GE Capital still has billions of dollars of old long-term care insurance (LTCI) reinsurance obligations on its books, left over from the days when it and Genworth Financial Inc. were part of General Electric Company.
GE startled the company's investors today by announcing that GE Capital will have to add $15 billion to its reserves over seven years, mainly to cope with a trend of adverse claims behavior in its LTCI book of business.
GE Capital managers put their LTCI reinsurance block of business through the same kind of review of actuarial assumptions that managers of other large blocks of LTCI business have conducted in recent years.
(Related: Carrier seeks LTCI rate increases)
The managers have decided that they will have to make what amount to $3 billion in contributions under states' statutory accounting rules this quarter, and $2 billion in additional contributions each year from 2019 through 2014.

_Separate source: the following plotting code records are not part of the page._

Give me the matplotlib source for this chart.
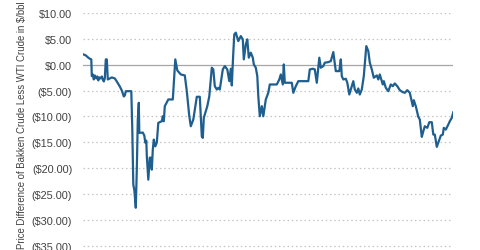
import matplotlib
matplotlib.use("Agg")
import matplotlib.pyplot as plt

# trading day index vs Bakken - WTI spread ($/bbl)
days = [0, 5, 10, 13, 16, 17, 19, 21, 23, 26, 28, 30, 32, 35, 37, 39, 41, 43, 45, 47,
        49, 53, 57, 63, 67, 73, 77, 81, 83, 85, 96, 98, 100, 102, 105, 107, 109, 111, 112, 119,
        122, 124, 126, 127, 130, 132, 133, 135, 137, 139, 141, 144, 147, 150, 157, 159, 161, 163, 170, 179,
        184, 188, 195, 203, 207, 212, 215, 220, 223, 227, 233, 237, 239, 241, 248, 252, 257, 260, 263, 267,
        270, 273, 279, 283, 288, 292, 295, 297, 300, 302, 305, 310, 315, 319, 321, 325, 328, 331, 335, 339,
        341, 345, 348, 350, 353, 357, 360, 365, 370, 373, 387, 392, 395, 399, 401, 403, 417, 420, 425, 430,
        450, 453, 459, 463, 467, 472, 475, 480, 483, 490, 495, 500, 505, 512, 515, 517, 520, 525, 528, 532,
        537, 540, 543, 547, 550, 553, 557, 561, 566, 570, 573, 577, 581, 587, 590, 593, 599, 601, 605, 610,
        615, 619, 623, 628, 633, 639, 643, 648, 653, 659, 661, 665, 670, 673, 677, 680, 683, 688, 692, 697,
        700, 703, 707, 712, 715, 719, 721, 725, 730, 733, 737, 740]
spread = [2.00, 1.80, 1.36, 1.16, 1.03, -2.21, -1.88, -2.85, -2.07, -2.65, -2.27, -3.04, -2.46, -2.65, -2.27, -2.85, -3.24, -2.65, 1.03, 1.03,
          -2.85, -2.65, -2.46, -2.65, -3.24, -4.21, -4.98, -6.14, -5.95, -5.12, -5.12, -12.54, -23.20, -24.17, -27.66, -20.29, -10.60, -7.36, -13.18, -13.12,
          -13.70, -15.06, -14.67, -17.58, -22.23, -19.32, -17.97, -17.97, -20.29, -16.42, -14.48, -15.78, -15.06, -11.24, -10.93, -9.96, -10.93, -8.02, -6.72, -6.72,
          1.03, -1.10, -1.88, -2.07, -5.12, -9.96, -11.90, -10.60, -8.66, -6.20, -6.20, -13.84, -14.15, -10.27, -8.02, -6.09, -0.58, -0.91, -4.15, -4.79,
          -4.46, -4.79, -0.91, -0.27, -0.91, -3.18, -0.78, -4.01, 2.33, 5.87, 6.20, 4.57, 5.54, 4.90, 1.03, 3.93, 4.90, 1.36, 2.33, 1.36,
          0.06, -0.58, -2.21, -6.09, -9.96, -8.02, -9.96, -6.72, -5.43, -3.82, -3.82, -2.85, -1.88, -3.82, 0.06, -3.49, -3.49, -5.43, -4.15, -3.18,
          -3.18, -0.91, -0.78, -0.91, -3.49, 1.36, -0.58, -0.27, 0.39, 0.50, 0.70, 2.44, -1.24, -1.24, 1.03, -2.21, -2.85, -2.71, -3.49, -5.76,
          -4.15, -3.18, -4.79, -5.43, -4.59, -5.76, -4.79, -2.21, 3.60, 2.64, 0.39, -0.91, -2.52, -2.07, -2.85, -1.88, -3.82, -3.18, -4.46, -5.12,
          -3.82, -4.15, -3.62, -4.15, -4.92, -5.31, -5.43, -4.92, -5.43, -8.02, -6.86, -8.02, -10.08, -10.60, -13.95, -12.87, -11.90, -12.21, -11.12, -11.12,
          -13.51, -13.51, -15.89, -14.48, -13.70, -13.51, -12.21, -12.54, -11.57, -10.93, -10.27, -9.19]

y_ticks = [10, 5, 0, -5, -10, -15, -20, -25, -30, -35]
y_labels = ["$10.00", "$5.00", "$0.00", "($5.00)", "($10.00)", "($15.00)",
            "($20.00)", "($25.00)", "($30.00)", "($35.00)"]

plt.rcParams['font.family'] = ['Liberation Sans', 'DejaVu Sans']

fig = plt.figure(figsize=(4.8, 2.51), dpi=100)
ax = fig.add_axes([83.3 / 480, 1 - 249.3 / 251, 370 / 480, 235.3 / 251])

for t in y_ticks:
    if t == 0:
        ax.axhline(t, color="#a6a6a6", lw=0.9, zorder=1)
    else:
        ax.axhline(t, color="#c4c4c4", lw=0.9, ls=(0, (1.2, 2.2)), zorder=1)

ax.plot(days, spread, color="#1f5f8f", lw=1.6, zorder=3)

ax.set_xlim(0, 740)
ax.set_ylim(-35.5, 10)
ax.set_yticks(y_ticks)
ax.set_yticklabels(y_labels, fontsize=7.8, color="#404040")
ax.set_xticks([])
ax.tick_params(axis="y", length=0, pad=8)
for s in ax.spines.values():
    s.set_visible(False)

fig.text(22 / 480, 1 - 125 / 251, "Price Difference of Bakken Crude Less WTI Crude in $/bbl",
         rotation=90, ha="center", va="center", fontsize=6.9, color="#404040")

fig.savefig("out.png", dpi=100)
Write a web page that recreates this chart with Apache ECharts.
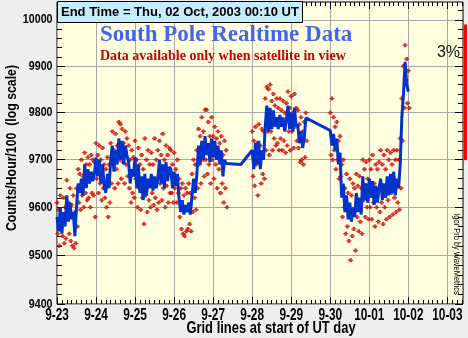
<!DOCTYPE html>
<html><head><meta charset="utf-8">
<script src="https://cdn.jsdelivr.net/npm/echarts@6/dist/echarts.min.js"></script>
<style>html,body{margin:0;padding:0;background:#EEEEEE}#c{width:468px;height:338px}</style>
</head><body><div id="c"></div><script>
// ---- data ----
const dayLabels = ['9-23','9-24','9-25','9-26','9-27','9-28','9-29','9-30','10-01','10-02','10-03'];
const yTickValues = [9400,9500,9600,9700,9800,9900,10000];
// hourly values from 9-23 00:00 UT (index = hour)
const blue = [
9580,9550,9600,9545,9590,9560,9625,9570,9610,9575,9590,9540,9600,9650,9630,9660,9625,9690,9640,9680,9650,9675,9655,9670,
9705,9665,9700,9650,9690,9645,9630,9670,9640,9700,9730,9675,9720,9690,9745,9700,9740,9690,9730,9710,9695,9650,9680,9665,
9705,9640,9690,9630,9665,9615,9670,9625,9660,9640,9670,9635,9665,9640,9660,9700,9650,9690,9640,9695,9655,9685,9680,9640,
9675,9645,9670,9620,9590,9615,9585,9605,9590,9610,9585,9625,9660,9630,9670,9730,9690,9740,9700,9750,9710,9735,9695,9745,
9705,9740,9700,9730,9690,9720,9665,9700,9692,null,null,null,null,null,null,null,null,9690,null,null,null,null,null,null,
9720,9680,9735,9690,9740,9680,9720,9700,9770,9815,9760,9810,9765,9805,9770,9790,9765,9795,9770,9790,9760,9785,9815,9765,
9800,9760,9810,9770,9775,9735,9760,9725,9745,9789,null,null,null,null,null,null,null,null,null,null,null,null,null,null,
9762,9730,9755,9720,9745,9690,9715,9620,9650,9590,9625,9575,9610,9570,9600,9580,9630,9590,9620,9585,9665,9615,9650,9610,
9660,9620,9655,9605,9645,9610,9640,9660,9615,9650,9620,9665,9625,9670,9630,9675,9625,9660,9640,9690,9790,9840,9909,9860,
9845];
const redA = [
9610,9595,9625,9580,9620,9600,9657,9610,9640,9605,9625,9590,9640,9680,9670,9700,9665,9715,9690,9705,9690,9710,9700,9695,
9735,9710,9730,9700,9725,9690,9680,9705,9690,9735,9760,9720,9755,9730,9780,9775,9765,9735,9760,9745,9730,9700,9720,9705,
9740,9700,9725,9690,9710,9680,9745,9700,9720,9690,9715,9690,9745,9700,9720,9740,9710,9755,9700,9730,9710,9725,9720,9690,
9715,9680,9700,9660,9640,9650,9625,9640,9630,9650,9630,9670,9700,9690,9720,9765,9750,9790,9760,9806,9806,9780,9750,9790,
9750,9770,9745,9760,9735,9750,9710,9740,9720,null,null,null,null,null,null,null,null,null,null,null,null,null,null,null,
9760,9740,9770,9735,9775,9730,9765,9760,9830,9855,9850,9860,9825,9840,9815,9830,9810,9830,9805,9825,9800,9820,9845,9810,
9835,9800,9840,9810,9805,9775,9790,9760,9780,9800,null,null,null,null,null,null,null,null,null,null,null,null,null,null,
9800,9830,9790,9770,9780,9740,9750,9690,9700,9640,9670,9630,9660,9625,9650,9640,9670,9645,9665,9640,9700,9680,9695,9660,
9700,9680,9710,9650,9690,9680,9695,9720,9690,9710,9680,9720,9700,9715,9690,9720,9700,9720,9700,9745,9830,9900,9945,9915,
9890];
const redB = [
9545,9520,9560,9540,9525,9535,9575,9545,9530,9520,9515,9525,9560,9610,9595,9625,9600,9630,9615,9620,9600,9630,9625,9580,
9660,9630,9650,9615,9640,9620,9600,9580,9610,9650,9690,9640,9680,9650,9700,9660,9695,9650,9690,9665,9640,9610,9630,9620,
9660,9600,9640,9595,9620,9565,9625,9590,9615,9600,9630,9605,9620,9595,9610,9650,9615,9640,9600,9645,9610,9630,9630,9610,
9640,9610,9630,9580,9555,9545,9540,9550,9555,9565,9550,9590,9620,9595,9640,9690,9650,9700,9665,9700,9670,9690,9650,9700,
9660,9690,9640,9680,9630,9650,9610,9640,9600,null,null,null,null,null,null,null,null,null,null,null,null,null,null,null,
9665,9645,9690,9625,9700,9650,9670,9660,9720,9760,9710,9760,9720,9745,9730,9735,9720,9745,9720,9740,9715,9730,9760,9720,
9760,9725,9770,9740,9725,9695,9700,9690,9705,9740,null,null,null,null,null,null,null,null,null,null,null,null,null,null,
9710,9700,9720,9680,9700,9660,9665,9580,9600,9545,9560,9530,9490,9540,9555,9510,9580,9550,9570,9545,9615,9580,9600,9575,
9600,9575,9610,9560,9600,9570,9590,9610,9565,9600,9575,9615,9580,9630,9585,9620,9590,9610,9595,9640,9740,9810,9870,9820,
9810];

// ---- build ----
const SANS = "'Liberation Sans', Arial, sans-serif";
const blueData = [];
blue.forEach((v, i) => { if (v != null) blueData.push([i / 24, v]); });
const redData = [];
redA.forEach((v, i) => { if (v != null) redData.push([i / 24, v]); });
redB.forEach((v, i) => { if (v != null) redData.push([(i + 0.5) / 24, v]); });

const xMajor = dayLabels.map((d, i) => i);
const xMinor = []; for (let k = 0; k <= 83; k++) xMinor.push(k / 8);
const yMinor = []; for (let v = 9400; v <= 10020; v += 20) yMinor.push(v);

const X_MIN = 0, X_MAX = 10.4, Y_MIN = 9400, Y_MAX = 10039;
const GRID_COLOR = '#A8A8A8';

function xAxisDef(pos, ticks, len, split) {
  return {
    type: 'value', min: X_MIN, max: X_MAX, position: pos, gridIndex: 0,
    axisLine: { show: false, onZero: false },
    axisTick: { show: true, inside: true, length: len, customValues: ticks, lineStyle: { color: '#000', width: 1 } },
    axisLabel: { show: false },
    splitLine: { show: split, lineStyle: { color: GRID_COLOR, width: 1 } },
    minorTick: { show: false }, minorSplitLine: { show: false }
  };
}
function yAxisDef(pos, ticks, len, split) {
  return {
    type: 'log', logBase: 10, min: Y_MIN, max: Y_MAX, position: pos, gridIndex: 0,
    axisLine: { show: false, onZero: false },
    axisTick: { show: true, inside: true, length: len, customValues: ticks, lineStyle: { color: '#000', width: 1 } },
    axisLabel: { show: false },
    splitLine: { show: split, lineStyle: { color: GRID_COLOR, width: 1 } },
    minorTick: { show: false }, minorSplitLine: { show: false }
  };
}
function txt(id, x, y, text, font, opts) {
  opts = opts || {};
  return {
    type: 'text', id: id, x: x, y: y, rotation: opts.rotation || 0,
    scaleX: opts.sx || 1, scaleY: 1, z: 11, silent: true,
    style: { text: text, font: font, fill: opts.fill || '#000',
      align: opts.align || 'left', verticalAlign: 'middle',
      textAlign: opts.align || 'left', textVerticalAlign: 'middle' }
  };
}

const chart = echarts.init(document.getElementById('c'), null, { renderer: 'canvas' });
const option = {
  animation: false,
  backgroundColor: '#EEEEEE',
  grid: { left: 57, right: 5, top: 2, bottom: 34, show: true, backgroundColor: '#FFFFE0', borderColor: '#000', borderWidth: 1, containLabel: false },
  xAxis: [
    xAxisDef('bottom', xMajor, 7, true),
    xAxisDef('bottom', xMinor, 4, false),
    xAxisDef('top', xMajor, 7, false),
    xAxisDef('top', xMinor, 4, false)
  ],
  yAxis: [
    yAxisDef('left', yTickValues, 8, true),
    yAxisDef('left', yMinor, 5, false),
    yAxisDef('right', yTickValues, 8, false),
    yAxisDef('right', yMinor, 5, false)
  ],
  series: [
    {
      type: 'scatter', xAxisIndex: 0, yAxisIndex: 0, data: redData,
      symbol: 'path://M1,0H3V1H4V2H3V3H1V2H0V1H1Z', symbolSize: [5, 4],
      itemStyle: { color: '#CC0000' }, z: 2, silent: true
    },
    {
      type: 'line', xAxisIndex: 0, yAxisIndex: 0, data: blueData,
      showSymbol: false, symbol: 'none', lineStyle: { color: '#0033CC', width: 3 }, z: 3, silent: true
    }
  ],
  graphic: [
    { type: 'rect', id: 'endbox', shape: { x: 57.5, y: 1.5, width: 245, height: 21 }, style: { fill: '#C6ECFF', stroke: '#000', lineWidth: 1 }, z: 10 },
    txt('endtxt', 61, 12, 'End Time = Thu, 02 Oct, 2003 00:10 UT', "bold 13px " + SANS),
    txt('title', 100, 35, 'South Pole Realtime Data', "bold 23px 'Liberation Serif', 'Times New Roman', serif", { fill: '#4466EE' }),
    txt('sub', 100, 56.5, 'Data available only when satellite in view', "bold 14px 'Liberation Serif', 'Times New Roman', serif", { fill: '#CC0000' }),
    txt('pct', 460, 53, '3%', "16px " + SANS, { align: 'right', fill: '#111' }),
    txt('igor', 456, 254, 'Igor Pro by WaveMetrics', "9px " + SANS, { align: 'center', rotation: -Math.PI / 2, sx: 0.83 }),
    txt('xname', 271, 329, 'Grid lines at start of UT day', "bold 16px " + SANS, { align: 'center', sx: 0.81 }),
    txt('yname', 11.5, 148, 'Counts/Hour/100  (log scale)', "bold 15px " + SANS, { align: 'center', rotation: Math.PI / 2, sx: 0.82 })
  ]
};
chart.setOption(option);

// tick labels, 3% bar: placed through the axis scales
const extra = [];
dayLabels.forEach((lab, i) => {
  const px = chart.convertToPixel({ xAxisIndex: 0 }, i);
  extra.push(txt('xl' + i, px, 315.5, lab, "bold 16px " + SANS, { align: 'center', sx: 0.74 }));
});
yTickValues.forEach((v, i) => {
  const py = chart.convertToPixel({ yAxisIndex: 0 }, v);
  extra.push(txt('yl' + i, 52.5, py, String(v), "bold 13px " + SANS, { align: 'right', sx: 0.82 }));
});
const barTopVal = 9990;
const yTop = chart.convertToPixel({ yAxisIndex: 0 }, barTopVal);
const yBot = chart.convertToPixel({ yAxisIndex: 0 }, barTopVal / 1.03);
extra.push({ type: 'rect', id: 'bar3', shape: { x: 464, y: yTop, width: 3, height: yBot - yTop }, style: { fill: '#FF0000' }, z: 12 });
chart.setOption({ graphic: extra });
</script></body></html>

Under the Generally Accepted Accounting Principles (GAAP) rules that publicly traded companies in the United States use, that amounts to a pre-tax charge of $9.5 billion.
Other issuers of interest-sensitive insurance products have also announced large reserve adjustments in recent years, but, over the years, GE has referred to its LTCI reinsurance operations only in passing, in connection with brief references to the "runoff insurance operations" at its North American Life and Health unit. The company acknowledged in November that it was putting the unit through an actuarial review, but investors may not have understood how big a charge for runoff insurance business could be.
John Flannery, GE's chairman, emphasized in a statement that the company has the cash to make the required contributions without hurting its ratings.
The actions will help GE make the GE Capital unit smaller and more focused, Flannery said in the statement.
"These actions will also help restore GE Capital ratios to appropriate levels," he said.
Here are five more things to know about the reserve contributions, drawn from documents GE, GE Capital and Genworth have filed with regulatory agencies.
(Photo: Thinkstock)
1. GE Capital has three insurance company subsidiaries.
GE Capital is, through intermediate companies, the parent of Employers Reassurance Corp., according to a letter the company sent to the Federal Reserve System board in February 2015.
Employers Re is the parent of Union Fidelity Insurance Company, and Union Fidelity is the parent of Heritage Casualty Insurance Company.